→ To do
Leave the pictures out and quote every line from the start of the listing to the line with "WTI futures contract</text>", inclusive.

=-=-=

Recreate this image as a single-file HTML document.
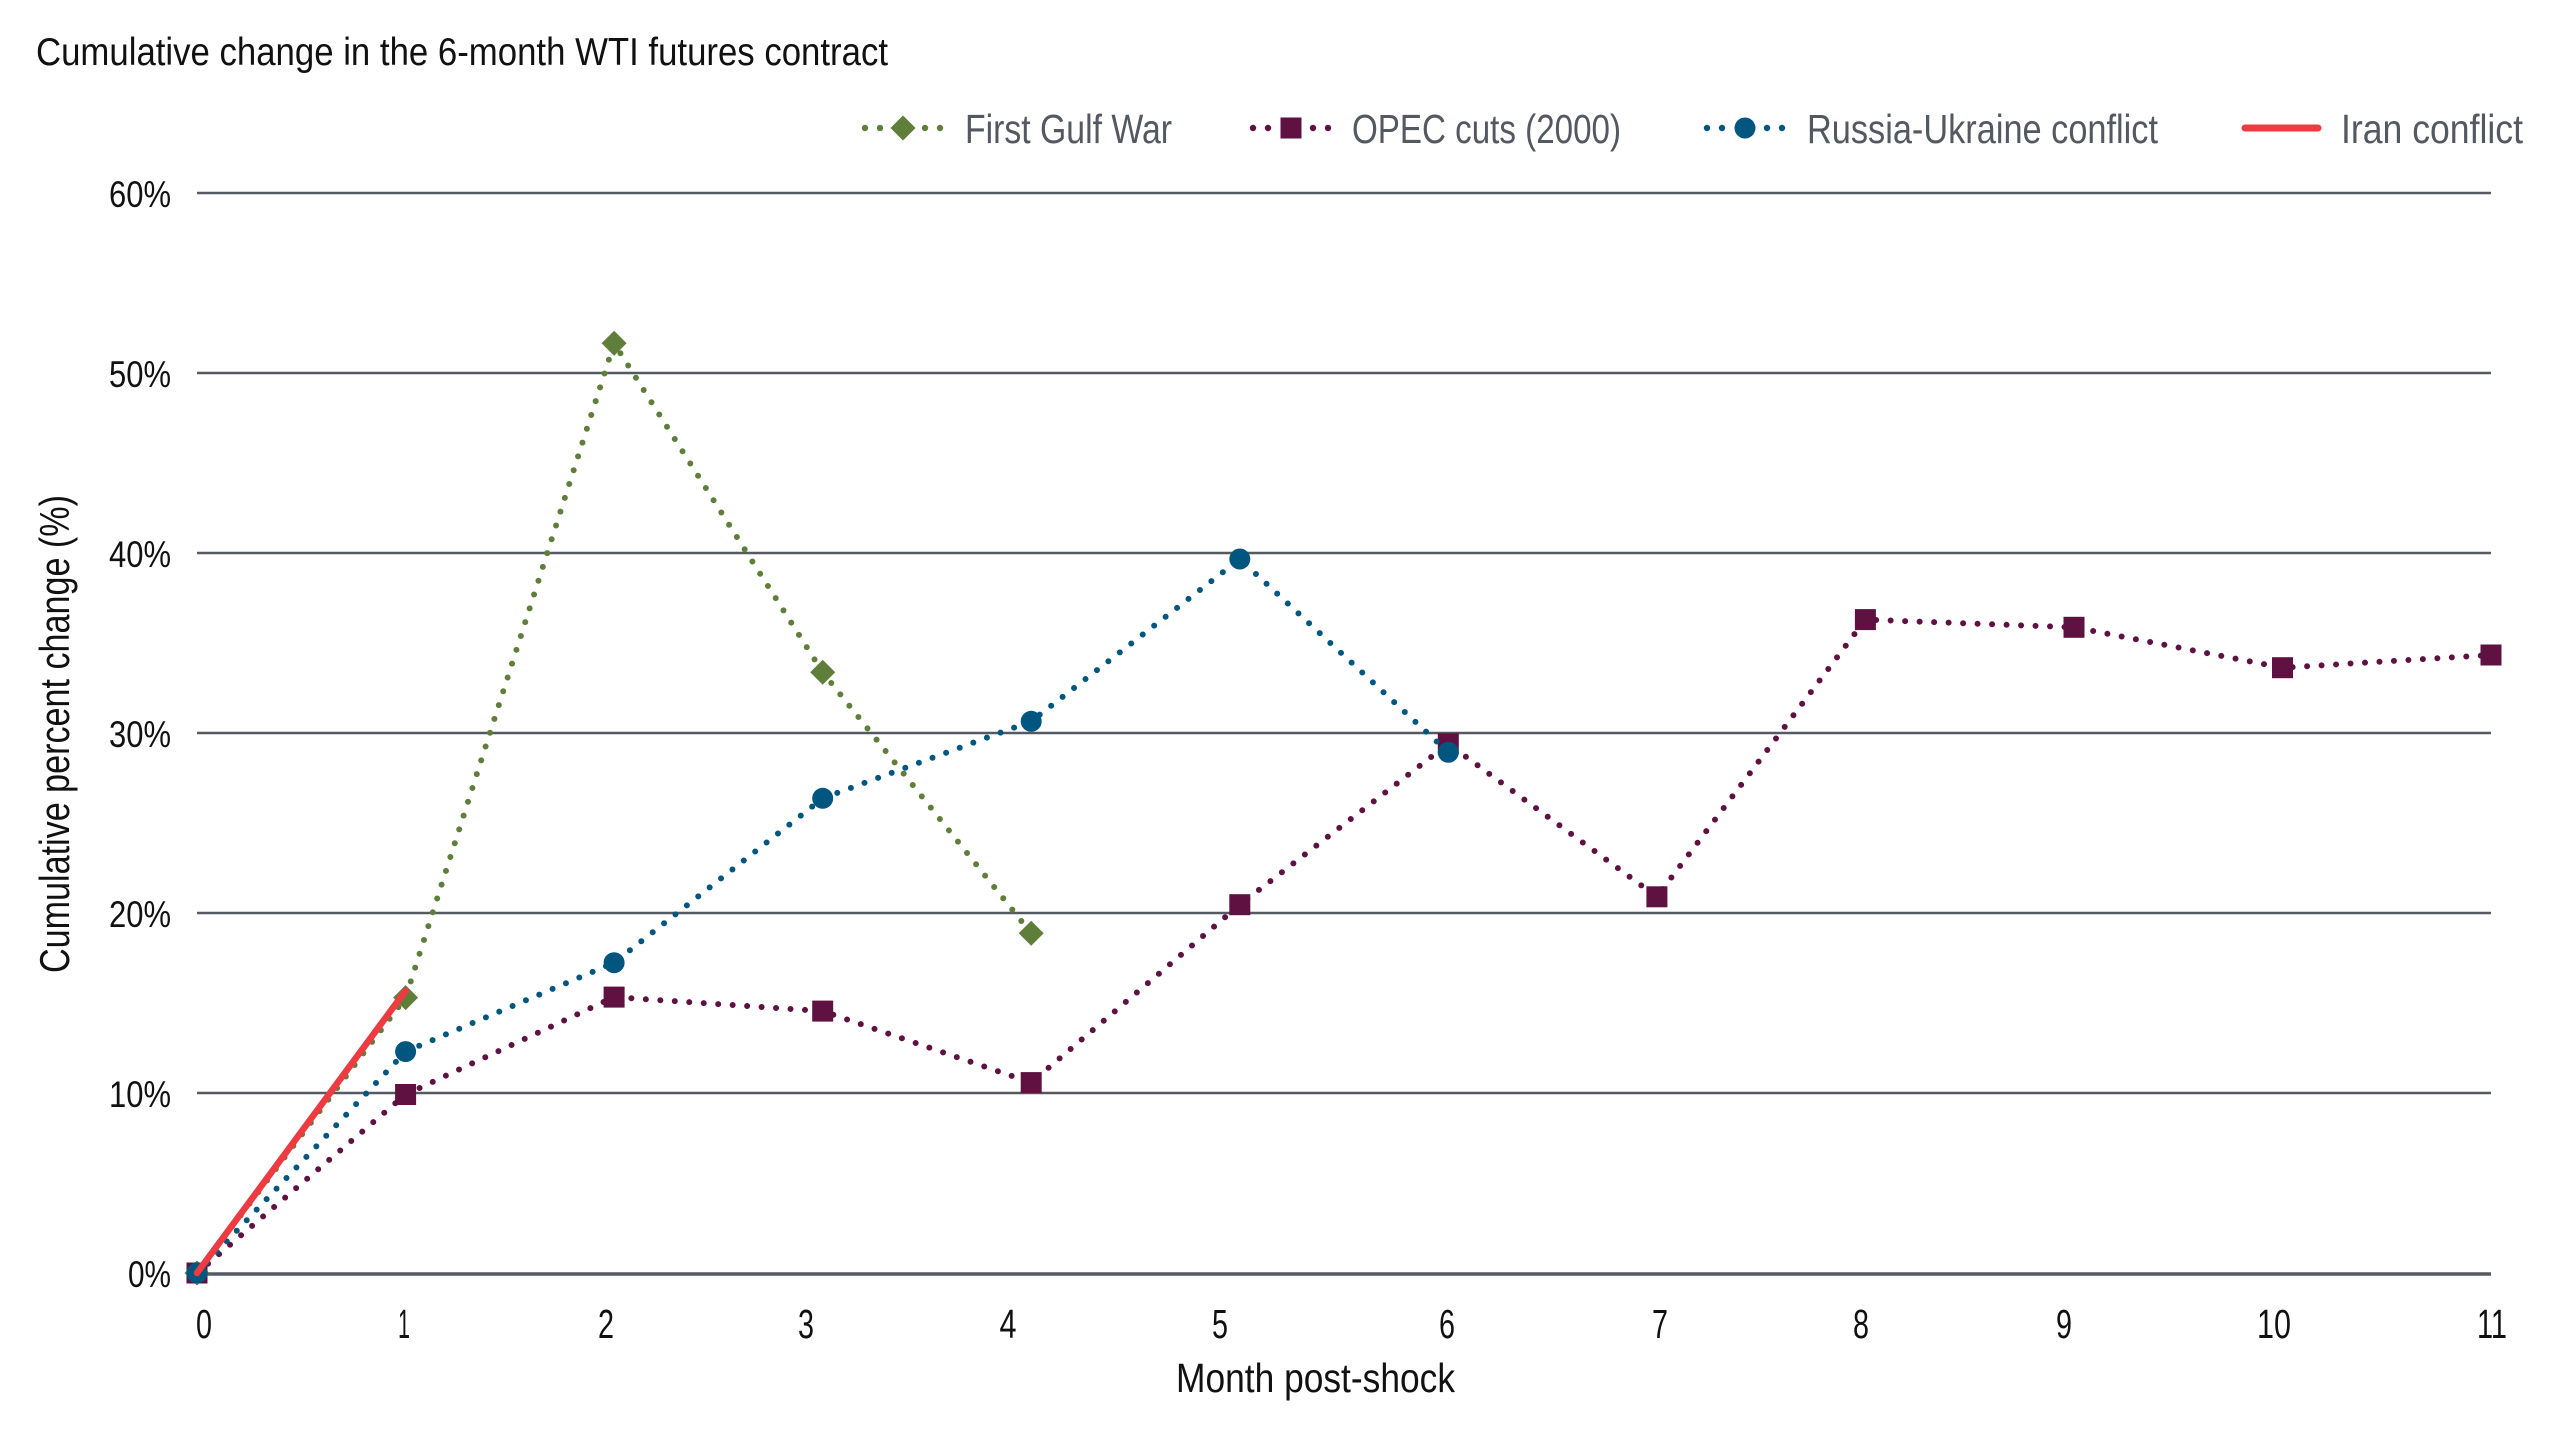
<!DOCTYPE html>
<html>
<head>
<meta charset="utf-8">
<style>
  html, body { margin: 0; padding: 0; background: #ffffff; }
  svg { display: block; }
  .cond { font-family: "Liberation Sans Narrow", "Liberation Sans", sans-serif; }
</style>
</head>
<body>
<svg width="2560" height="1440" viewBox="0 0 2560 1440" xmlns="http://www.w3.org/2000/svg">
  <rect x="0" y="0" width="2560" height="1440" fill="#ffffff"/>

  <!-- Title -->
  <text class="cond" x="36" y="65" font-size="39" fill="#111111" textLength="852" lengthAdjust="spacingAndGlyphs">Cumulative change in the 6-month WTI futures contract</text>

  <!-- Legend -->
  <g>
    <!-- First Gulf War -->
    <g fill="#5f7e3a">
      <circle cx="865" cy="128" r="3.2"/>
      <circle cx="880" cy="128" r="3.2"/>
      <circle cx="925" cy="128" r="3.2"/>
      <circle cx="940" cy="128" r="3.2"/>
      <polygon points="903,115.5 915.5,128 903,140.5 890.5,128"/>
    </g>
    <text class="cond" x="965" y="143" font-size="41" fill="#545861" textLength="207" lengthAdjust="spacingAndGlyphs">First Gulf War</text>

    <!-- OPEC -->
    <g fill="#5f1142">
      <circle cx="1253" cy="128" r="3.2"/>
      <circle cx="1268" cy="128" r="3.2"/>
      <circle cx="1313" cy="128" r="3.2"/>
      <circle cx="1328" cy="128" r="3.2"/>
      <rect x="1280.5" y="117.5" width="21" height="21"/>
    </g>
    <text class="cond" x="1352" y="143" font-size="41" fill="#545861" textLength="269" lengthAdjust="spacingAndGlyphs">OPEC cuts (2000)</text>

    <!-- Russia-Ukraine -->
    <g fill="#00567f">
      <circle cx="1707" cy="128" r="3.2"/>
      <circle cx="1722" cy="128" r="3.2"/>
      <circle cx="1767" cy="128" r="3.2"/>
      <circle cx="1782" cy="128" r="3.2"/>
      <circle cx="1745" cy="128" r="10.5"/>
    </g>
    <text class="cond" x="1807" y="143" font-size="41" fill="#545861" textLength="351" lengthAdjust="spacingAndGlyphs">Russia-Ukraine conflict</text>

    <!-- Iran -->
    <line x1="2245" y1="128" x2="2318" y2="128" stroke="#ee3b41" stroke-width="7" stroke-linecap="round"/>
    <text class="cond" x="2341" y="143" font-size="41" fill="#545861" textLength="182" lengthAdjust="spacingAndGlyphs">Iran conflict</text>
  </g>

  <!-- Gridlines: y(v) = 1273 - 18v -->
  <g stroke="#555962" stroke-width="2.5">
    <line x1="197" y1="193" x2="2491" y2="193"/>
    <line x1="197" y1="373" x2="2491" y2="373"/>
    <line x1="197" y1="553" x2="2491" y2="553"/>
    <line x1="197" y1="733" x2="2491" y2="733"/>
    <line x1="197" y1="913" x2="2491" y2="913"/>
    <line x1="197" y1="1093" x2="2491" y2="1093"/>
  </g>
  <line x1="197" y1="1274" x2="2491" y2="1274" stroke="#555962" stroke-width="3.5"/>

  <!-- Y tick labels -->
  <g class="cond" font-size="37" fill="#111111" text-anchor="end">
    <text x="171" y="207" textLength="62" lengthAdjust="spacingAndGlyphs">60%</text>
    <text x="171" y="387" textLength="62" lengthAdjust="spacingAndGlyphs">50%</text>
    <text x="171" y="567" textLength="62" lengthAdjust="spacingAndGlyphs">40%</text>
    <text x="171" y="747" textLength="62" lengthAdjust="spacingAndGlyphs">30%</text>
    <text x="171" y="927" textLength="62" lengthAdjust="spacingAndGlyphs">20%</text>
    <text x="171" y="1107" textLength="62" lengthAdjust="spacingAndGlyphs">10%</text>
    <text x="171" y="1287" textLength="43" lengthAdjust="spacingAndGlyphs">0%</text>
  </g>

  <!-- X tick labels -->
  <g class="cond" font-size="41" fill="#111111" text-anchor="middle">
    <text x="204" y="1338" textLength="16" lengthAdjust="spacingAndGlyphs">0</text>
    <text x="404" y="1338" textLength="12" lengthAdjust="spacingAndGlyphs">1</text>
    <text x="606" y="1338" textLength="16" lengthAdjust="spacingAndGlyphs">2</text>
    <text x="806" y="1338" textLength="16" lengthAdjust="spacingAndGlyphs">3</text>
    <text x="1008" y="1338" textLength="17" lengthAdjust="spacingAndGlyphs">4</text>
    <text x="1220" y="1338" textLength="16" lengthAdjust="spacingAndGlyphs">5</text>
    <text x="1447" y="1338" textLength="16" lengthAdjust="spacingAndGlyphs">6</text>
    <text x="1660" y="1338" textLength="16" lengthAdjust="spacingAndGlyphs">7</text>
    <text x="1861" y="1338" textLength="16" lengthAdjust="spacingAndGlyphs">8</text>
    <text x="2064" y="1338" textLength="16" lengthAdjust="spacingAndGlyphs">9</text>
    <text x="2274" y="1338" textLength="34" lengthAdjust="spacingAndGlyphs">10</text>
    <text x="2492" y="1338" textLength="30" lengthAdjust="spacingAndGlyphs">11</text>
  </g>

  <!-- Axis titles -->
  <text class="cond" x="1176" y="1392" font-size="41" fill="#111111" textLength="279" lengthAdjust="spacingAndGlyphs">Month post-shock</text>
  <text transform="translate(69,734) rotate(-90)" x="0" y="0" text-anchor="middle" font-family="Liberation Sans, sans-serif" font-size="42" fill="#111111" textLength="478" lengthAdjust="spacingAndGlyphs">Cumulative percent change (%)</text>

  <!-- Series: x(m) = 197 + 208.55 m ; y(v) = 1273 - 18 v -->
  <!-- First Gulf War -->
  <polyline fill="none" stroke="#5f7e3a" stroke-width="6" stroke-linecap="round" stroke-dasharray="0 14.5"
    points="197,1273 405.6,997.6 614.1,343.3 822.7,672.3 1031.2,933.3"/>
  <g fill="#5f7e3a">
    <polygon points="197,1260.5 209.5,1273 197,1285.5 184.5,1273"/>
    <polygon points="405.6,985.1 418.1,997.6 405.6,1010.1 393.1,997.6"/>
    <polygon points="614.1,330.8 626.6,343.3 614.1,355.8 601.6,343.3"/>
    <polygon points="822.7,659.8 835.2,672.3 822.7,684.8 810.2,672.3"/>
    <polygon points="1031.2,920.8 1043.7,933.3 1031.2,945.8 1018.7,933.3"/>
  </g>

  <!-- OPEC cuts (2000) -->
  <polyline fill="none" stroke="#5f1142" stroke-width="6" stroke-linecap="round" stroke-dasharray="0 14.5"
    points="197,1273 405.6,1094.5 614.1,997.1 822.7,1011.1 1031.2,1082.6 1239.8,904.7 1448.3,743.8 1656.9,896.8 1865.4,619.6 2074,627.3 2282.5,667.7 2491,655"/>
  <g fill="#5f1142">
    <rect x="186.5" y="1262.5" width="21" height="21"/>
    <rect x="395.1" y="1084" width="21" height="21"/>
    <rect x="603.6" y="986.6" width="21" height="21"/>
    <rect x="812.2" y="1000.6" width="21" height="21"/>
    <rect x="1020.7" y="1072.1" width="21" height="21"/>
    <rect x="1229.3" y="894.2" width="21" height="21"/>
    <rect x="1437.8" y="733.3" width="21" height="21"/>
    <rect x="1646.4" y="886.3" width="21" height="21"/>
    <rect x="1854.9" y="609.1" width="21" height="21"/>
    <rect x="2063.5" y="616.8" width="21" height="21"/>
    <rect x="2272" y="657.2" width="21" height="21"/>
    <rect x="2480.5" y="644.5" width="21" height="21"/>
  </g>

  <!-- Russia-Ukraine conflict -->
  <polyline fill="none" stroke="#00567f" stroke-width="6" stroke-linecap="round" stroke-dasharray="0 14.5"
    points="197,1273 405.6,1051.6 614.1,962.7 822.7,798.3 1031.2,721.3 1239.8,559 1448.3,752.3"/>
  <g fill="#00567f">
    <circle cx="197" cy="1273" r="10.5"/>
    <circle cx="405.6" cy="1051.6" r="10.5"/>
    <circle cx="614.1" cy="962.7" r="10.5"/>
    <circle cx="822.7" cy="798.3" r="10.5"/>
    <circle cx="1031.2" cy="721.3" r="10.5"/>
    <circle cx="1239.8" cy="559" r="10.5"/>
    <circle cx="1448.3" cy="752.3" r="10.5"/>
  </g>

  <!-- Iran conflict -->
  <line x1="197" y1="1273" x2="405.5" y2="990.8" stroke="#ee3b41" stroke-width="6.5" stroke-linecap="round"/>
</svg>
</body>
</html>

=-=-=

→ The solution
Recreate this image as a single-file HTML document.
<!DOCTYPE html>
<html>
<head>
<meta charset="utf-8">
<style>
  html, body { margin: 0; padding: 0; background: #ffffff; }
  svg { display: block; }
  .cond { font-family: "Liberation Sans Narrow", "Liberation Sans", sans-serif; }
</style>
</head>
<body>
<svg width="2560" height="1440" viewBox="0 0 2560 1440" xmlns="http://www.w3.org/2000/svg">
  <rect x="0" y="0" width="2560" height="1440" fill="#ffffff"/>

  <!-- Title -->
  <text class="cond" x="36" y="65" font-size="39" fill="#111111" textLength="852" lengthAdjust="spacingAndGlyphs">Cumulative change in the 6-month WTI futures contract</text>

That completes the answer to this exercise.